Our thematic learning is now well underway. To establish our year-long theme of “How Things Work” we introduced the concept of systems. We read the book “The Crayon Box that Talked” which is a book about a box of crayons that were not working together as a system. We compared the crayon box to our classroom. Each person is like a different color crayon in the crayon box that is our classroom, and when we all work together and cooperate, our classroom can be at its best. We then gave each table group one box of crayons and one piece of paper and asked them to work together as a system to create a picture. We discussed when the system was working and when it was breaking down. Similarly, when we assigned children to tables to function as cooperative learning groups, they had to work together as a system to agree upon a machine to name their table after, and they had to work together to create a table group picture representing their machine. Another introductory systems activity involved the creation of a spiderweb made out of yarn. Each child had to contribute and coordinate like the parts in a system for the spiderweb to be constructed and remain intact.

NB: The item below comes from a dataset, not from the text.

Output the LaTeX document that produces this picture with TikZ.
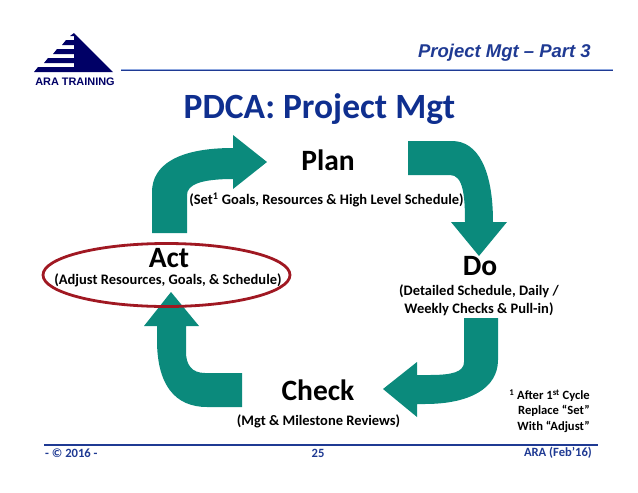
\documentclass[tikz,border=0pt]{standalone}
\usepackage{fontspec}
\setmainfont{Carlito}
\newfontfamily\headfont{Liberation Sans}
\definecolor{aranavy}{HTML}{000066}
\definecolor{arablue}{HTML}{1F3A93}
\definecolor{aralight}{HTML}{8FA8E0}
\definecolor{arateal}{HTML}{0B8A7C}
\definecolor{arared}{HTML}{A01822}
\definecolor{aratitle}{HTML}{0F2F8F}
\begin{document}
\begin{tikzpicture}[
    x=1pt, y=-1pt,
    every node/.style={inner sep=0pt, align=center},
    stage/.style={font=\fontsize{29.5}{30}\selectfont\bfseries, text=black},
    detail/.style={font=\fontsize{14.5}{18}\selectfont\bfseries, text=black},
    footer/.style={font=\fontsize{12.6}{13}\selectfont\bfseries, text=arablue},
    cyclearrow/.style={fill=arateal, draw=none},
    rule/.style={draw=arablue, line width=1.3pt}
]
  \useasboundingbox (0,0) rectangle (638,493);

  % Logo
  \fill[aranavy] (74,33) -- (113,72) -- (34,72) -- (38,67) -- (74,67) -- (74,63)
    -- (44,63) -- (48,58) -- (74,58) -- (74,54) -- (53,54) -- (57,49) -- (74,49)
    -- (74,45) -- (62,45) -- (66,40) -- (74,40) -- (74,36) -- (70,36) -- cycle;
  \node[font=\headfont\fontsize{10.9}{11}\selectfont\bfseries, text=aranavy] (logo) at (75,82) {ARA TRAINING};

  % Header and footer
  \draw[aralight, line width=1pt] (121,69.3) -- (613,69.3);
  \draw[rule] (121,70.8) -- (613,70.8);
  \draw[rule] (44,445) -- (598,445);
  \node[anchor=east, font=\headfont\fontsize{18.5}{19}\selectfont\bfseries\itshape, text=arablue] (part) at (591,53) {Project Mgt \textendash{} Part 3};
  \node[font=\fontsize{35.5}{36}\selectfont\bfseries, text=aratitle] (title) at (319.5,109.5) {PDCA: Project Mgt};

  % Arrows
  \path[cyclearrow] (152,233) -- (152,192) .. controls (152,165) and (178,148) .. (233,148)
    -- (233,135) -- (267,162) -- (233,189) -- (233,179)
    .. controls (200,179) and (187,185) .. (187,195) -- (187,233) -- cycle;
  \path[cyclearrow] (408,141) -- (452,141) .. controls (478,141) and (493,170) .. (493,222)
    -- (507,222) -- (479,256) -- (451,222) -- (465,222)
    .. controls (465,195) and (463,175) .. (450,175) -- (408,175) -- cycle;
  \path[cyclearrow] (498,318) -- (498,360) .. controls (498,388) and (470,404) .. (425,404)
    -- (417,404) -- (417,417) -- (383,389) -- (417,362) -- (417,375) -- (430,375)
    .. controls (452,375) and (464,372) .. (464,362) -- (464,318) -- cycle;
  \path[cyclearrow] (242,407) -- (207,407) .. controls (175,407) and (157,385) .. (157,340)
    -- (157,326) -- (144,326) -- (171,292) -- (199,326) -- (186,326) -- (186,352)
    .. controls (186,365) and (192,373) .. (205,373) -- (242,373) -- cycle;

  % Highlight
  \draw[arared, line width=2.8pt] (166.5,275) ellipse [x radius=123.5, y radius=31.5];

  % Labels
  \node[stage] (plan) at (328,160) {Plan};
  \node[detail] (plandetail) at (326.5,200) {(Set\textsuperscript{1} Goals, Resources \& High Level Schedule)};
  \node[stage] (act) at (169,258.5) {Act};
  \node[detail] (actdetail) at (168,280) {(Adjust Resources, Goals, \& Schedule)};
  \node[stage] (do) at (480,266) {Do};
  \node[detail] (dodetail) at (479,300) {(Detailed Schedule, Daily /\\Weekly Checks \& Pull-in)};
  \node[stage] (check) at (318,390) {Check};
  \node[detail] (checkdetail) at (318.5,421) {(Mgt \& Milestone Reviews)};
  \node[font=\fontsize{12.6}{15.5}\selectfont\bfseries, align=right, anchor=east] (note) at (590,411)
    {\textsuperscript{1} After 1\textsuperscript{st} Cycle\\Replace ``Set''\\With ``Adjust''};

  % Footer
  \node[footer, anchor=west] (copy) at (45,453) {- \textcopyright{} 2016 -};
  \node[footer] (page) at (318,453) {25};
  \node[footer, anchor=east] (ara) at (592,453) {ARA (Feb'16)};
\end{tikzpicture}
\end{document}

We have been applying this understanding of systems to our first thematic unit, “How I Work.” By the end of the unit, we want children to understand that they are a system, and that they are part of many interconnected systems such as family, culture, time, etc., when something happens in one part of their system it affects other parts of their system, and improving one part of their system can improve the dynamics of the whole system. To put this in language more accessible to young children, we put these understandings into songs that we chorally read and sing. It is roughly sung to the tune of “Twinkle, Twinkle Little Star”:
How I Work
Learning how I work is fun
I get to know myself and everyone
I’m a part of many systems:
My family, my classroom, and my group of friends
When I make a choice to cooperate
Each system will work really great!
The children have been engaging in activities, readings, and projects to reinforce these understandings. These understandings give a context to the state required social studies and science content goals such as needs of living things, differences between living and non-living things, exploring events from their own lives chronologically, distinguishing among past, present, and future, using components of culture to describe family life, describing ways people learn about the past, retelling details from family stories, using historical records and artifacts to draw possible conclusions about family life in the past, and comparing life today with life in the past.